Open Source for mission-critical systems (slightly OT)

Lennart Sorensen lsorense-1wCw9BSqJbv44Nm34jS7GywD8/FfD2ys at public.gmane.org
Fri Jun 3 17:27:48 UTC 2005


On Fri, Jun 03, 2005 at 12:23:21PM -0400, Andrew Hammond wrote:
> If you have a trivial problem, then I expect that a trivial solution is
> in order.

Most web sites are rather trivial when you get down to it.

> And ran into performance problems. What a suprise.

The only performance problems was when too much was asked of the
database server.  The less we relied on it to do, the better the
performance of the whole system became.

One perforamnce problem initially was postgres's terrible handling of
subselects (and initially the lack of support for them).  That improved
with new versions of postgres which sped up queries a lot.

> This is exactly the kind of incorrect assumption that junior developers
> make.

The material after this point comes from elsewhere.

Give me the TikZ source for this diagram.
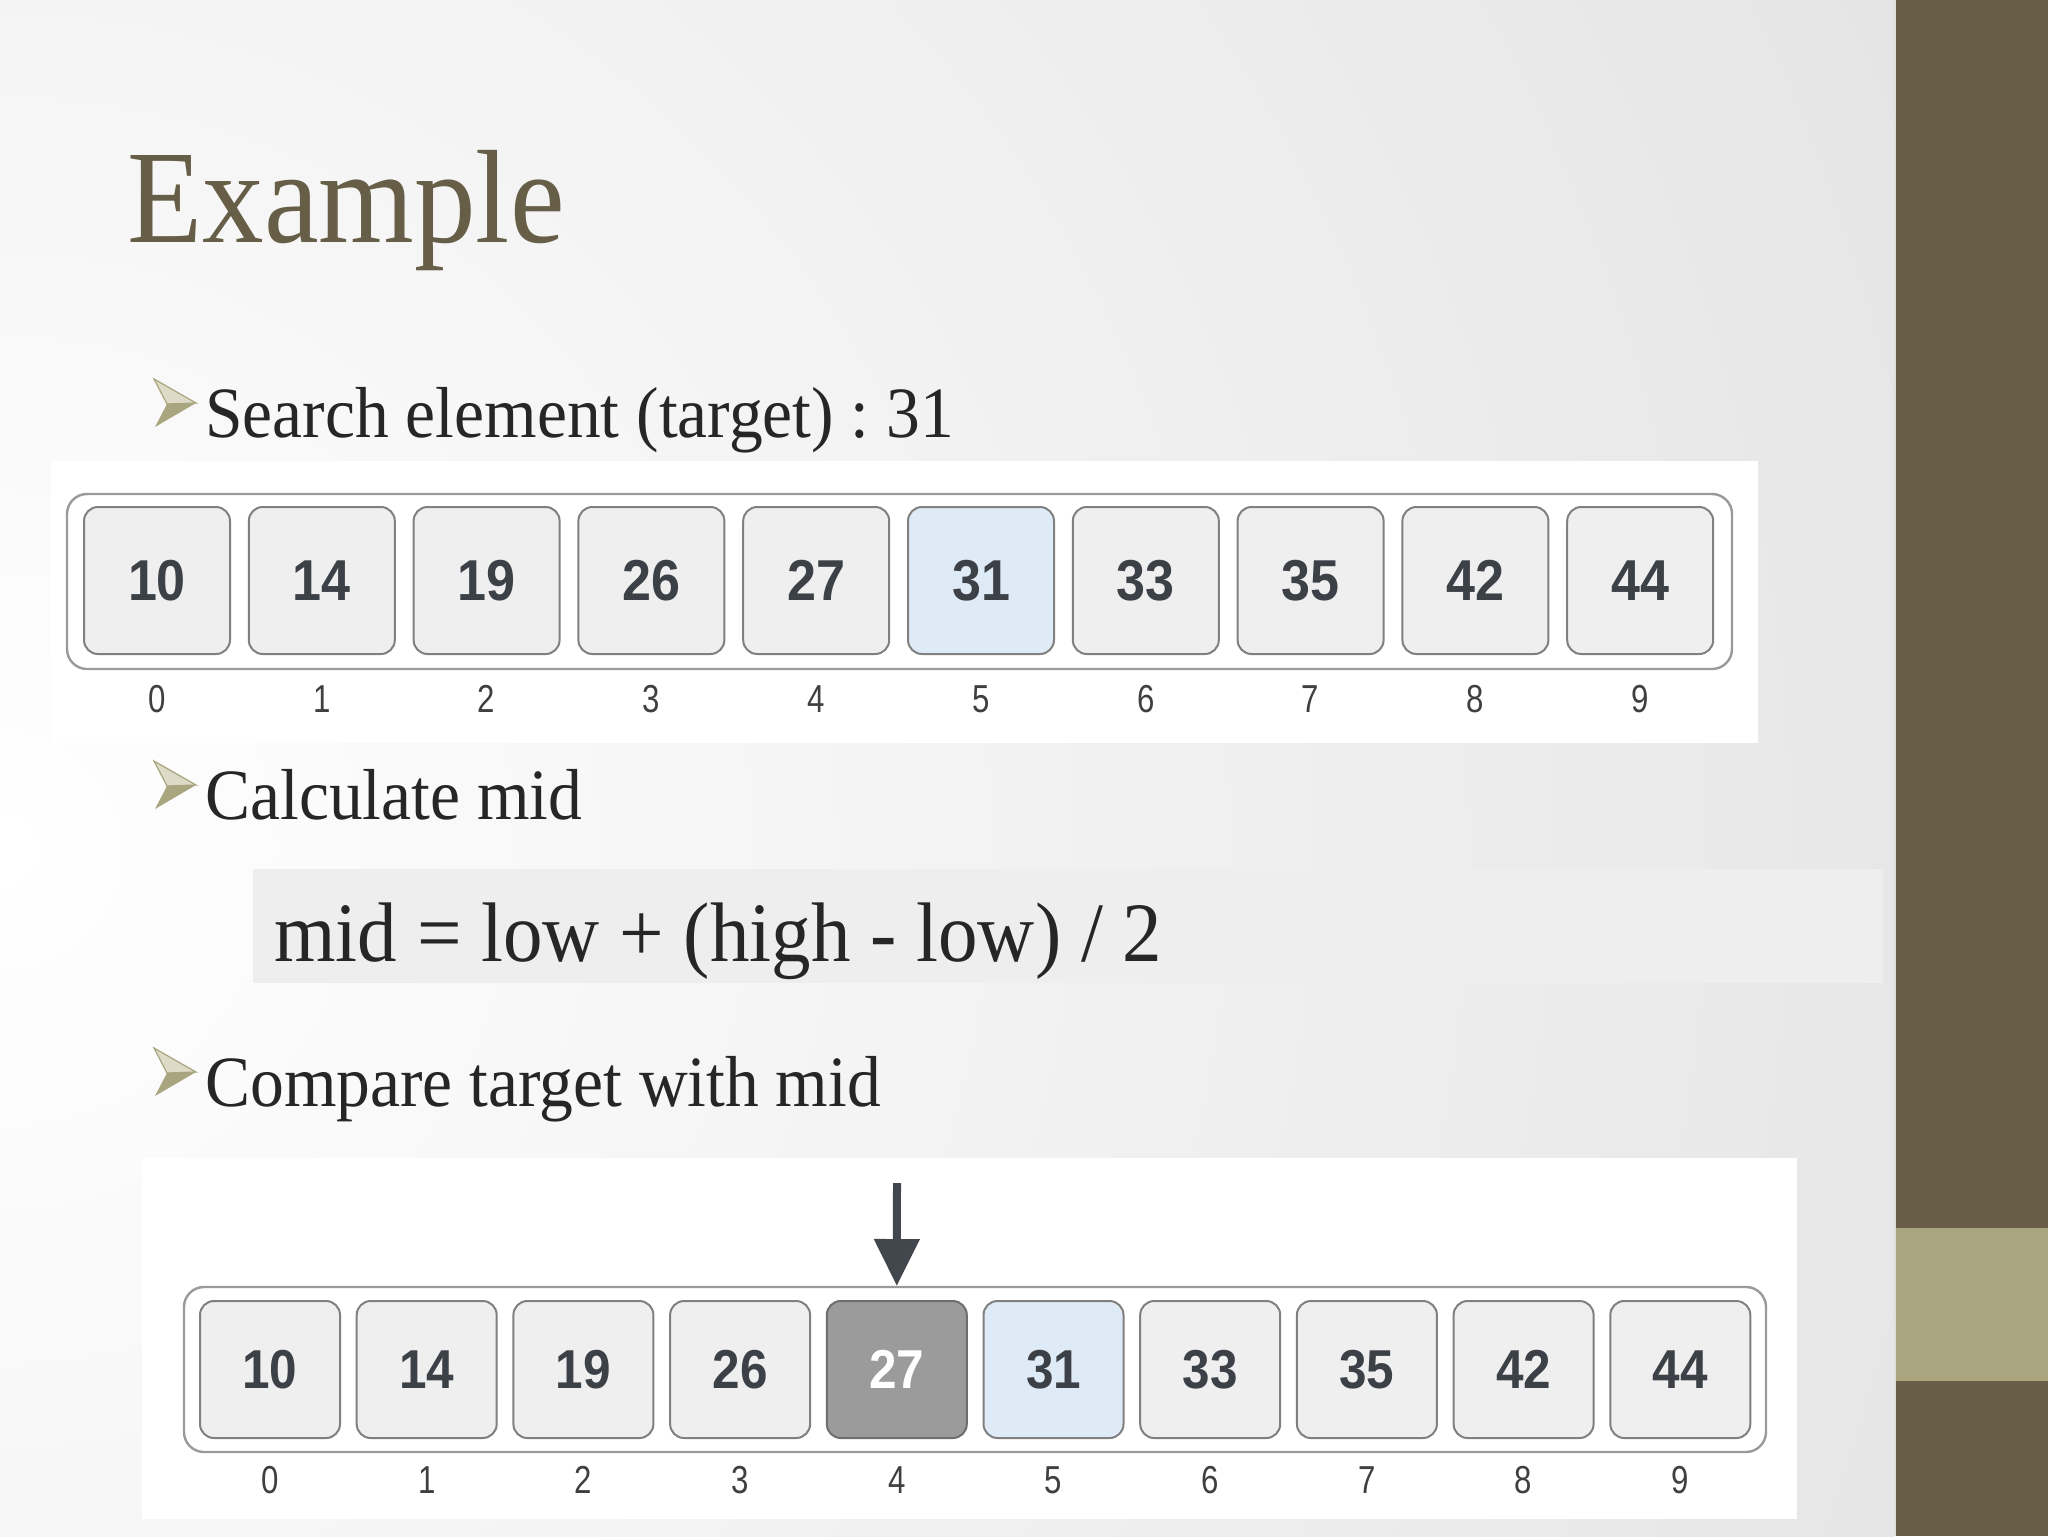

Stored procedures are an enormous win when you're trying to solve
> performance problems. This has been demonstrated so often it's not even
> seriously debated anymore. Obviously I'm talking about business logic
> here, not presentation logic or raw processing.

I have used postgres procedures to convert data, since nothing external
could possibly compete with it in performance.

> Designing for database independance by definition means accepting the
> subset of the intersection of functionality across all databases you
> intend to support as well as the set of the union of all limitiations
> and bugs across all databases you intend to support. If you're willing
> to accept a database as useless as that, then your application would
> probably be better served by not using a database at all. Furthermore,
> no one person has sufficient expertise in more than perhaps 2 databases
> to know what the limitations and bugs really are.

Well we found the SQL features in postgres rather useful, and had no
intension of supporting mysql at the time (it lacked too many useful
standard features of SQL) or any of the other limited SQL support
databases.  Moving up to a commercial database with a full SQL
implementation would not really be a problem of course.

> In the case of your tires analogy, I expect that you'd spend a hell of a
> lot more time desiging the rest of the car. I also expect that cars are
> typically designed with only one engine in mind.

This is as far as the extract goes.